Suppose that $a$ and $b$ are nonzero real numbers. Prove that if $a<1/a<b<1/b$ then $a<−1$.
This is a problem from Velleman's "How To Prove It". There is a hint in the back of the book to solve this question: "Assume $a<1/a<b<1/b$. Now prove that $a<1$, then use this fact to prove that $a<0$, and then use this fact to prove that $a<-1$."
I am getting stuck after starting with $$a < \frac{1}{a}$$ $$a^2a < a^2\frac{1}{a}$$ $$a^3 < a$$
At this point, is it valid to divide by a? We do not know whether it is positive or negative, so we could need to switch the less than sign to a greater than. How does one complete this proof from this point? Even if we could divide by $a$, I get stuck again at $(a-1)(a+1)<0$ for the same reason.
This question has been asked on here before, but all of the answers skip this (probably trivial) part that I am confused about.
For the first part of your provided hint, consider
$$a \lt \frac{1}{a} \tag{1}\label{eq1A}$$
If $a \ge 1$, then it's positive, so you can multiply both sides by $a$ to get
$$a^2 \lt 1 \implies \sqrt{a^2} \lt \sqrt{1} \implies |a| \lt 1 \implies a \lt 1 \tag{2}\label{eq2A}$$
This contradicts your assumption, so you have that $a \lt 1$.

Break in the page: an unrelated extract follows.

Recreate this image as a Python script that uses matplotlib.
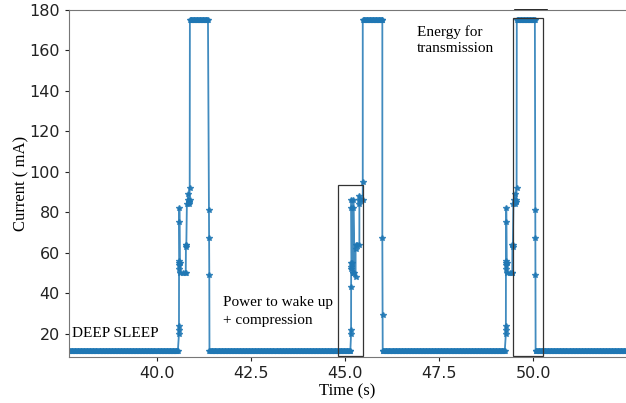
import numpy as np
import matplotlib.pyplot as plt
from matplotlib.patches import Rectangle

plt.rcParams['font.family'] = ['DejaVu Sans']
serif = ['Liberation Serif', 'DejaVu Serif']

# sampling step of the logger (s)
dt = 0.02

# flat parts: (start, end, current mA)
sleep_level = 11.3
tx_level = 175.0
sleep_parts = [(37.60, 40.58), (41.40, 45.15), (46.00, 49.26), (50.06, 52.50)]
tx_parts = [(40.88, 41.38), (45.47, 45.99), (49.56, 50.05)]

# wake up + compression (fast samples), one list per cycle
wake1_t = [40.59, 40.59, 40.59, 40.592, 40.595, 40.60, 40.60, 40.60, 40.60,
           40.61, 40.62, 40.70, 40.76, 40.77, 40.775, 40.78, 40.785, 40.80,
           40.82, 40.83, 40.85, 40.86, 40.87, 40.875]
wake1_i = [20, 22, 24, 54, 56, 52, 55, 75, 82,
           55, 50, 50, 50, 50, 64, 64, 63, 84,
           86, 89, 84, 85, 86, 92]
wake2_t = [45.16, 45.16, 45.16, 45.162, 45.165, 45.17, 45.17, 45.17, 45.18,
           45.20, 45.22, 45.22, 45.22, 45.25, 45.28, 45.28, 45.28, 45.33,
           45.38, 45.38, 45.38, 45.38, 45.42, 45.47, 45.47]
wake2_i = [20, 22, 43, 52, 55, 53, 82, 86, 55,
           50, 50, 82, 86, 50, 48, 62, 64, 64,
           64, 84, 86, 88, 86, 86, 95]
wake3_t = [49.27, 49.27, 49.27, 49.272, 49.275, 49.28, 49.28, 49.28, 49.28,
           49.29, 49.30, 49.38, 49.43, 49.44, 49.445, 49.45, 49.455, 49.47,
           49.49, 49.50, 49.52, 49.53, 49.55, 49.555]
wake3_i = [20, 22, 24, 54, 56, 52, 55, 75, 82,
           55, 50, 50, 50, 50, 64, 64, 63, 84,
           86, 89, 84, 85, 86, 92]

# tail after transmission
drop1_t = [41.385, 41.39, 41.395]
drop1_i = [81, 67, 49]
drop2_t = [45.99, 45.995]
drop2_i = [67, 29]
drop3_t = [50.05, 50.052, 50.055]
drop3_i = [81, 67, 49]


def flat(a, b, level):
    t = np.arange(a, b, dt)
    return list(t), [level] * len(t)


t_all, i_all = [], []
wakes = [(wake1_t, wake1_i), (wake2_t, wake2_i), (wake3_t, wake3_i)]
drops = [(drop1_t, drop1_i), (drop2_t, drop2_i), (drop3_t, drop3_i)]
for k in range(4):
    t, c = flat(*sleep_parts[k], sleep_level)
    t_all += t
    i_all += c
    if k < 3:
        t_all += wakes[k][0]
        i_all += wakes[k][1]
        t, c = flat(*tx_parts[k], tx_level)
        t_all += t
        i_all += c
        t_all += drops[k][0]
        i_all += drops[k][1]

fig = plt.figure(figsize=(6.26, 4.03), dpi=100)
ax = fig.add_axes([69 / 626, 46 / 403, 557 / 626, 347.5 / 403])

ax.plot(t_all, i_all, color='#1f77b4', lw=1.3, alpha=0.85,
        marker='*', markersize=4)

# boxes around the regions of interest
ax.add_patch(Rectangle((44.82, 9.2), 0.65, 84.3, fill=False,
                       edgecolor='#333333', lw=0.9, zorder=3))
ax.add_patch(Rectangle((49.47, 9.2), 0.78, 166.8, fill=False,
                       edgecolor='#333333', lw=0.9, zorder=3))
ax.plot([49.52, 50.35], [180, 180], color='black', lw=1.2, clip_on=False)

ax.text(37.75, 20, 'DEEP SLEEP', family=serif, fontsize=11, va='center')
ax.text(41.76, 31, 'Power to wake up\n+ compression', family=serif,
        fontsize=11, va='center', linespacing=1.5)
ax.text(46.91, 165, 'Energy for\ntransmission', family=serif,
        fontsize=11, va='center', linespacing=1.25)

ax.set_xlim(37.67, 52.46)
ax.set_ylim(8.5, 180)
ax.set_yticks([20, 40, 60, 80, 100, 120, 140, 160, 180])
ax.set_xticks([40.0, 42.5, 45.0, 47.5, 50.0])
ax.tick_params(labelsize=11.5, colors='#222222', length=3)
for s in ['left', 'bottom', 'top']:
    ax.spines[s].set_color('#777777')
ax.spines['right'].set_visible(False)

ax.set_xlabel('Time (s)', family=serif, fontsize=12, labelpad=2)
ax.set_ylabel('Current ( mA)', family=serif, fontsize=12, labelpad=0)

plt.savefig('out.png', dpi=100)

With the second part of the provided hint, note that what was just shown above gives that since $b \lt \frac{1}{b}$, then $b \lt 1$. If $0 \lt a \lt 1$, then $\frac{1}{a} \gt 1$, but this contracts $b \gt \frac{1}{a}$. Thus, you have that $a \lt 0$.
With the final part of the provided hint, since $a \lt 0$, multiplying both sides of \eqref{eq1A} changes the inequality around, so you get
$$a^2 \gt 1 \implies \sqrt{a^2} \gt \sqrt{1} \implies |a| \gt 1 \implies a \lt -1 \tag{3}\label{eq3A}$$